I had started life as a cotton top but by the time I got to high school my hair was a yellow blonde, the color of pulled taffy.  When I first started to school my sisters tried to curl my straight hair. After months of my squalling and fussing, my mother relented and let me grow long hair.  By the time I was in high school I usually wore my hair in two braids that reached my waist. This was not the usual hairstyle for schoolgirls in those days.   I mention this because the braids and the paint pony became the trademarks of my childhood—a familiar sight on the road every morning and afternoon.  In those days Hy 84 was full of traffic; the greyhound busses ran regularly¸ along with army convoys and locals traveling to town.

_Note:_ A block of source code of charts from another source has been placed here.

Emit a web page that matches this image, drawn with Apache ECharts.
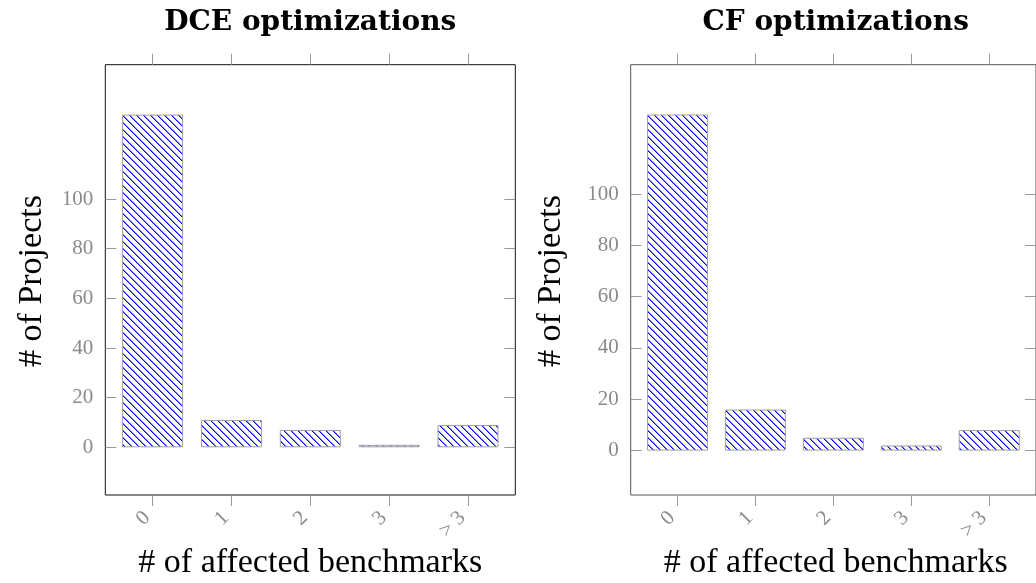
<!DOCTYPE html>
<html><head><meta charset="utf-8">
<script src="https://cdn.jsdelivr.net/npm/echarts@6/dist/echarts.min.js"></script>
<style>html,body{margin:0;padding:0;background:#fff}#c{width:1036px;height:583px}</style>
</head><body><div id="c"></div>
<script>
// ---- data ----
const categories = ['0', '1', '2', '3', '> 3'];
const dceValues = [134, 11, 7, 1, 9];
const cfValues = [131, 16, 5, 2, 8];
const yTickValues = [0, 20, 40, 60, 80, 100];
const panelTitles = ['DCE optimizations', 'CF optimizations'];
const xAxisName = '# of affected benchmarks';
const yAxisName = '# of Projects';

// ---- styling / layout ----
const FONT = '"Liberation Serif", "DejaVu Serif", serif';
const TITLE_FONT = '"DejaVu Serif", "Liberation Serif", serif';
const GRAY = '#8a8a8a';
const TICK = '#9a9a9a';
const catIdx = categories.map((_, i) => i);

function hatch() {
  const s = 7;
  const c = document.createElement('canvas');
  c.width = s; c.height = s;
  const g = c.getContext('2d');
  g.fillStyle = '#0000ff';
  for (let i = 0; i < s; i++) g.fillRect(i, i, 1, 1);
  g.globalAlpha = 0.5;
  for (let i = 0; i < s; i++) g.fillRect((i + 1) % s, i, 1, 1);
  return c;
}
const pattern = { image: hatch(), repeat: 'repeat' };

const panels = [
  { left: 105.3, min: -19.2, max: 154.1, values: dceValues, border: '#111' },
  { left: 630.7, min: -17.3, max: 150.4, values: cfValues, border: '#555' }
];
const TOP = 64.7, H = 430.3, W = 410;

const grid = [], xAxis = [], yAxis = [], series = [], graphic = [];
panels.forEach((p, i) => {
  grid.push({ left: p.left, top: TOP, width: W, height: H, show: true,
    borderColor: p.border, borderWidth: 1, backgroundColor: 'transparent', containLabel: false });
  const xBase = { gridIndex: i, type: 'value', min: -0.6, max: 4.6,
    axisLine: { show: false, onZero: false }, splitLine: { show: false } };
  xAxis.push(Object.assign({}, xBase, { position: 'bottom',
    axisTick: { show: true, customValues: catIdx, length: 11, inside: false, lineStyle: { color: TICK } },
    axisLabel: { customValues: catIdx, formatter: v => categories[Math.round(v)], rotate: 45,
      margin: 14, padding: [0, 8, 0, 0], color: GRAY, fontSize: 21, fontFamily: FONT } }));
  xAxis.push(Object.assign({}, xBase, { position: 'top',
    axisTick: { show: true, customValues: catIdx, length: 11, inside: false, lineStyle: { color: TICK } },
    axisLabel: { show: false } }));
  const yBase = { gridIndex: i, type: 'value', min: p.min, max: p.max,
    axisLine: { show: false, onZero: false }, splitLine: { show: false } };
  yAxis.push(Object.assign({}, yBase, { position: 'left',
    axisTick: { show: true, customValues: yTickValues, length: 11, inside: true, lineStyle: { color: TICK } },
    axisLabel: { customValues: yTickValues, margin: 12, color: GRAY, fontSize: 21, fontFamily: FONT } }));
  yAxis.push(Object.assign({}, yBase, { position: 'right',
    axisTick: { show: true, customValues: yTickValues, length: 11, inside: true, lineStyle: { color: TICK } },
    axisLabel: { show: false } }));
  series.push({ type: 'bar', xAxisIndex: i * 2, yAxisIndex: i * 2, barWidth: 61,
    data: p.values.map((v, k) => [k, v]),
    itemStyle: { color: pattern, borderColor: '#a0a0a0', borderWidth: 1 } });
  const cx = p.left + W / 2;
  graphic.push({ type: 'text', x: cx, y: 23, style: { text: panelTitles[i], fontSize: 28,
    fontWeight: 'bold', fontFamily: TITLE_FONT, fill: '#000', align: 'center', verticalAlign: 'middle' } });
  graphic.push({ type: 'text', x: cx, y: 563, style: { text: xAxisName, fontSize: 34,
    fontFamily: FONT, fill: '#000', align: 'center', verticalAlign: 'middle' } });
  graphic.push({ type: 'text', x: i === 0 ? 32 : 551, y: 281, rotation: Math.PI / 2,
    style: { text: yAxisName, fontSize: 34, fontFamily: FONT, fill: '#000',
      align: 'center', verticalAlign: 'middle' } });
});

const chart = echarts.init(document.getElementById('c'), null, { renderer: 'canvas' });
chart.setOption({ animation: false, backgroundColor: '#fff', grid, xAxis, yAxis, series, graphic });
</script></body></html>
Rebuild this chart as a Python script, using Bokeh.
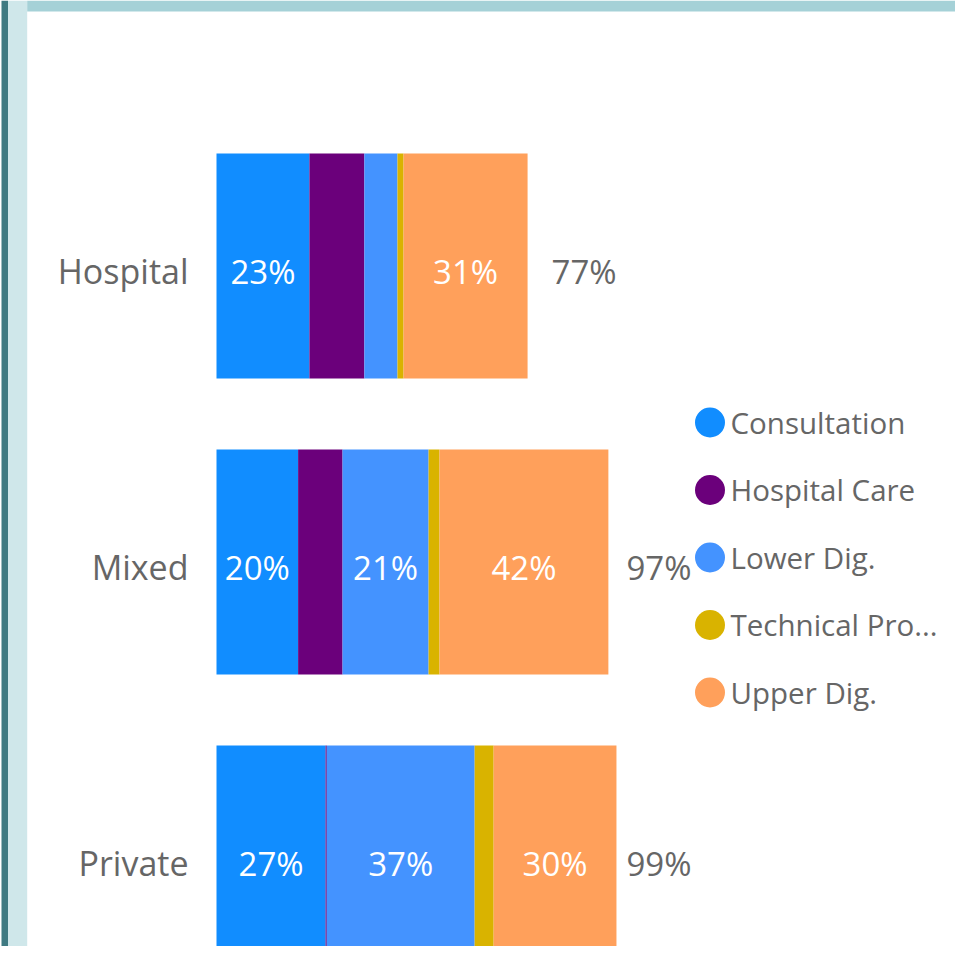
from bokeh.plotting import figure
from bokeh.models import Range1d, ColumnDataSource
from bokeh.core.properties import value
from bokeh.embed import file_html
from bokeh.resources import INLINE

# ---- data ----
categories = ["Hospital", "Mixed", "Private"]
series_names = ["Consultation", "Hospital Care", "Lower Dig.", "Technical Pro...", "Upper Dig."]
consultation = [23.0, 20.2, 27.0]
hospital_care = [13.6, 11.0, 0.3]
lower_dig = [8.2, 21.3, 36.6]
technical = [1.5, 2.7, 4.7]
upper_dig = [30.7, 41.8, 30.4]
colors = ["#118DFF", "#6B007B", "#4493FF", "#D9B300", "#FFA05B"]

# ---- layout constants (figure pixels) ----
W, H = 955, 946
X0 = 216.0      # pixel of 0%
S = 4.04        # pixels per percent
Y0 = 265.5      # pixel centre of first category
BAND = 296.0    # pixels per category
FONT = value("Open Sans")
GREY = "#666666"

def px2x(px):
    return (px - X0) / S

def py2y(py):
    return (py - Y0) / BAND

p = figure(width=W, height=H, output_backend="svg", toolbar_location=None,
           x_range=Range1d(px2x(0), px2x(W)), y_range=Range1d(py2y(H), py2y(0)),
           min_border=0, x_axis_location=None, y_axis_location=None)
p.outline_line_color = None
p.background_fill_color = "white"
p.border_fill_color = "white"
for g in p.grid:
    g.visible = False

# decorative frame (report page edges)
p.quad(left=[px2x(1)], right=[px2x(7.5)], top=[py2y(0)], bottom=[py2y(H)],
       fill_color="#3F7A82", line_color=None)
p.quad(left=[px2x(7.5)], right=[px2x(26.7)], top=[py2y(0)], bottom=[py2y(H)],
       fill_color="#CFE7EA", line_color=None)
p.quad(left=[px2x(26.7)], right=[px2x(W)], top=[py2y(0)], bottom=[py2y(11)],
       fill_color="#A5D1D7", line_color=None)

keys = ["s0", "s1", "s2", "s3", "s4"]
vals = [consultation, hospital_care, lower_dig, technical, upper_dig]
ys = list(range(len(categories)))
data = {"y": ys}
for k, v in zip(keys, vals):
    data[k] = v
src = ColumnDataSource(data)
p.hbar_stack(keys, y="y", height=0.76, color=colors, line_color=None, source=src)

# segment labels
lx, ly, lt = [], [], []
for i in ys:
    cum = 0.0
    for v in vals:
        seg = v[i]
        if seg * S >= 70:
            lx.append(cum + seg / 2)
            ly.append(i)
            lt.append(f"{round(seg)}%")
        cum += seg
p.text(x=lx, y=ly, text=lt, text_align="center", text_baseline="middle",
       text_color="white", text_font=FONT, text_font_size="33px", y_offset=5)

# total labels
totals = [sum(v[i] for v in vals) for i in ys]
cap = px2x(626)
tx = [min(t + 24 / S, cap) for t in totals]
p.text(x=tx, y=ys, text=[f"{round(t)}%" for t in totals], text_align="left",
       text_baseline="middle", text_color=GREY, text_font=FONT,
       text_font_size="33px", y_offset=5)

# category labels
p.text(x=[px2x(188)] * len(categories), y=ys, text=categories, text_align="right",
       text_baseline="middle", text_color=GREY, text_font=FONT,
       text_font_size="34px", y_offset=5)

# legend
leg_y = [py2y(422 + 67.5 * k) for k in range(len(series_names))]
p.scatter(x=[px2x(709.5)] * len(series_names), y=leg_y, size=30, marker="circle",
          fill_color=colors, line_color=None)
p.text(x=[px2x(730)] * len(series_names), y=leg_y, text=series_names,
       text_align="left", text_baseline="middle", text_color=GREY,
       text_font=FONT, text_font_size="29.5px", y_offset=-0.5)

open("out.html", "w").write(file_html(p, INLINE))
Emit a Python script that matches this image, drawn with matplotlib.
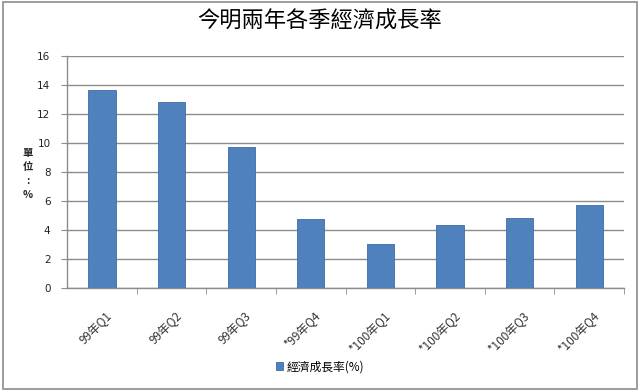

The bus drivers usually slowed down as they passed me, partly not to spook the horse, but I think they also pointed me out as a “local sight” to the bus passengers.

 

 I was 15 years old when I finished high school and went away to college and to work.  I never returned to live in Franklin County although I visited my family regularly over the years.  I was over 50 years old before local people stopped identifying me as “the little Mullins girl with braids that rode the spotted pony”. 

 

After I left home, Patches continued to live on the farm.  She and my father worked out a truce of sorts and eventually he began to ride her around the farm and down to Monroe to visit friends.  She died when she was 23 years old.  She had jumped the fence into the bean field and ate green beans. The resulting bloat killed her.  My father wrote to tell me about her death.  He said that he had found her and got the vet but there was nothing they could do to save her.  He had the last word of a sort; he wrote,  “I am very sorry she died because I know you loved her so much but it served the old nag right because she shouldn’t have jumped the fence in the first place!”

 

If I ever get to Heaven, I know I will see Patches—down in the pasture, head thrown back—racing the wind and jumping any fence God ever built! 

-

Like I said, that paint mustang named Patches had ATTITUDE!